In comments reported Tuesday by the New York Times, North Korea’s first vice foreign minister Choe Son-hui said talks between her country and the U.S. will begin with a diplomatic contact on Friday and will continue on to working-level negotiations on Saturday.

“It is my expectation that the working-level negotiations would accelerate the positive development of the D.P.R.K.-U.S. relations,” Choe said in a statement to the North’s Korean Central News Agency.

“I can confirm that U.S. and D.P.R.K. officials plan to meet within the next week,” State Department spokeswoman Morgan Ortagus told the New York Times. “I do not have further details to share on the meeting.”

Previous efforts between the U.S. and North Korea to reach a denuclearization deal ended in February without an agreement. President Donald Trump reportedly disagreed with the North Korean leader, Kim Jong Un, regarding the pace at which the U.S. would lift sanctions from North Korea.

“Basically, they wanted the sanctions lifted in their entirety, and we couldn’t do that,” Trump said at the time.

Following the failure of those February talks, North Korean officials suggested denuclearization efforts may end entirely and said the U.S. was using “gangster-like” behavior to pressure their cooperation.

In the months following the apparent falling out, North Korea has conducted a number of ballistic missile tests, appearing to undermine the prospects of returning to the negotiation table.

At the end of June, Trump made an apparently impromptu travel stop to the Korean demilitarized zone between North Korea and South Korea and spoke with Kim for some 53 minutes. Though the meeting did not reportedly involve any negotiation talks, Trump did express optimism for continued denuclearization talks.

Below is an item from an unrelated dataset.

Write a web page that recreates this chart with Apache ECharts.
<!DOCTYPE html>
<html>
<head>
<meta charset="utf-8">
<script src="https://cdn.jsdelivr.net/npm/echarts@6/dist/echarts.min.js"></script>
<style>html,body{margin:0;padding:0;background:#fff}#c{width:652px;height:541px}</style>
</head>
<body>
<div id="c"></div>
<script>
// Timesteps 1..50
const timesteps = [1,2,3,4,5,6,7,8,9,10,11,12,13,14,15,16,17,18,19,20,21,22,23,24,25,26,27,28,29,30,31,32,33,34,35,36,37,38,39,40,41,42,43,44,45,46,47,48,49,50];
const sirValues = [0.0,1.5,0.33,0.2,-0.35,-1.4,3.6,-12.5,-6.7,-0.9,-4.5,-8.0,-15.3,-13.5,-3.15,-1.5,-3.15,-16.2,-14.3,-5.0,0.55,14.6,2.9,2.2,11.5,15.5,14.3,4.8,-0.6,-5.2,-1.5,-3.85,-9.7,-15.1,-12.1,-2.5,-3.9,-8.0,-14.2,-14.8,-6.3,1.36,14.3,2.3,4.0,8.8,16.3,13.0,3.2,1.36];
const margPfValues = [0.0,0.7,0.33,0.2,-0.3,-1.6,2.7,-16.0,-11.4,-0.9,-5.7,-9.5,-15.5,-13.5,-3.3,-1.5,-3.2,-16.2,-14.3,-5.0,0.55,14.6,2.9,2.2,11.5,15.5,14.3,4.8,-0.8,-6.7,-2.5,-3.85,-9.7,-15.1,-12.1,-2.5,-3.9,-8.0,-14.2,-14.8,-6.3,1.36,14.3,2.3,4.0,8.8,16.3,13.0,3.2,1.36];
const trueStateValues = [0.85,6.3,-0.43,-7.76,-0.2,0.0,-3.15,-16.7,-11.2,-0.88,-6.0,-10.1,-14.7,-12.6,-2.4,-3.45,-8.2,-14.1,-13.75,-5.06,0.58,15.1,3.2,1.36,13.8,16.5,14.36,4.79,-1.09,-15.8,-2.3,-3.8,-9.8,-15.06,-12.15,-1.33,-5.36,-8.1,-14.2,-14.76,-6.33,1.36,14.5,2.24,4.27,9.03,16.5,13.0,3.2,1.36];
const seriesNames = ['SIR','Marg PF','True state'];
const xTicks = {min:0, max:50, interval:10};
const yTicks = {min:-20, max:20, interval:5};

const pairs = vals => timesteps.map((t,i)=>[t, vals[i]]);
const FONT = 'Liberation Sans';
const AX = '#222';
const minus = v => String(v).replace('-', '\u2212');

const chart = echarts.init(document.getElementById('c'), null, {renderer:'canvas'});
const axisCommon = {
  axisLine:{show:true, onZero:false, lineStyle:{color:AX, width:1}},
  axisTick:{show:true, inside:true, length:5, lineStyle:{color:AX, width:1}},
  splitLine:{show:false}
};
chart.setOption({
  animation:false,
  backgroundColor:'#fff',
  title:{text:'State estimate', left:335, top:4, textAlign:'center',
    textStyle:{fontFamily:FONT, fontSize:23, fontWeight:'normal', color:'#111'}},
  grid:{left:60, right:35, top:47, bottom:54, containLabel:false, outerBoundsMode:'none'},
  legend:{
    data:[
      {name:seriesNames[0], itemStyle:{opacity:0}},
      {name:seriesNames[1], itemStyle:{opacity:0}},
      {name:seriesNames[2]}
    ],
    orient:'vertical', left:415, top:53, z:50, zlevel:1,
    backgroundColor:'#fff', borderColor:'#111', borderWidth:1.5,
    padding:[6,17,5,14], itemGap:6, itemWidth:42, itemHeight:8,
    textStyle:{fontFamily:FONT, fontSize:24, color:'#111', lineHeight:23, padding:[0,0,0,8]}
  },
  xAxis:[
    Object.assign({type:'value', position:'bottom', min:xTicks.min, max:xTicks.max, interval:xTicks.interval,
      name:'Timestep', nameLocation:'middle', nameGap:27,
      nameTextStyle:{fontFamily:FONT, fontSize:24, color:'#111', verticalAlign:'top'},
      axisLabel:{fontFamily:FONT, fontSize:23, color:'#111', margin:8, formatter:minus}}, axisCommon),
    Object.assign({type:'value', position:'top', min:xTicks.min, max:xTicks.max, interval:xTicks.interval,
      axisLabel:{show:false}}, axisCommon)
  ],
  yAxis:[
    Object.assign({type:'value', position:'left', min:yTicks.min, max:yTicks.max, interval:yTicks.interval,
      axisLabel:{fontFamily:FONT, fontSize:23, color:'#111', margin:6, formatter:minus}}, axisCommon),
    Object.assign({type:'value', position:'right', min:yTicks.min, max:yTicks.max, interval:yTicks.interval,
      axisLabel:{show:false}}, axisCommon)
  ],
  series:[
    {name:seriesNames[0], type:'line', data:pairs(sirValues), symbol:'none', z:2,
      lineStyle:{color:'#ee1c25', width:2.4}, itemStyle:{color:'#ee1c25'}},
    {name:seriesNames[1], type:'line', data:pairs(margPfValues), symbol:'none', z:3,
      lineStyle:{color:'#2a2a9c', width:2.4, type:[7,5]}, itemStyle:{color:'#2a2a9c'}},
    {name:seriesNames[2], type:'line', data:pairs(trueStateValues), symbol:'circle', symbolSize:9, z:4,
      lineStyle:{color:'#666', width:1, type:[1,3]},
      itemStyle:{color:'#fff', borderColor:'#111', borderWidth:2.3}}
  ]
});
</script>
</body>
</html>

“It’s just a step. It might be an important step and it might not,” Trump said at the time. “As far as another meeting, let’s see what happens today before we start thinking about that.”

Trump’s decision to fire John Bolton also appealed to North Korea’s hopes for renewed peace talks. While Bolton suggested talks are doomed to failure, Trump himself pointed to the lack of North Korean nuclear testing and recent the return of U.S. captives as signs that a “new method” may result in a better outcome with North Korea.

The Tuesday news of renewed talks has also given South Korean officials some optimism.

“We hope that both sides will use these working-level talks to make quick and concrete progress for the complete denuclearization of the Korean Peninsula and a permanent peace there,” said Ko Min-jung, a spokeswoman for South Korean President Moon Jae-in.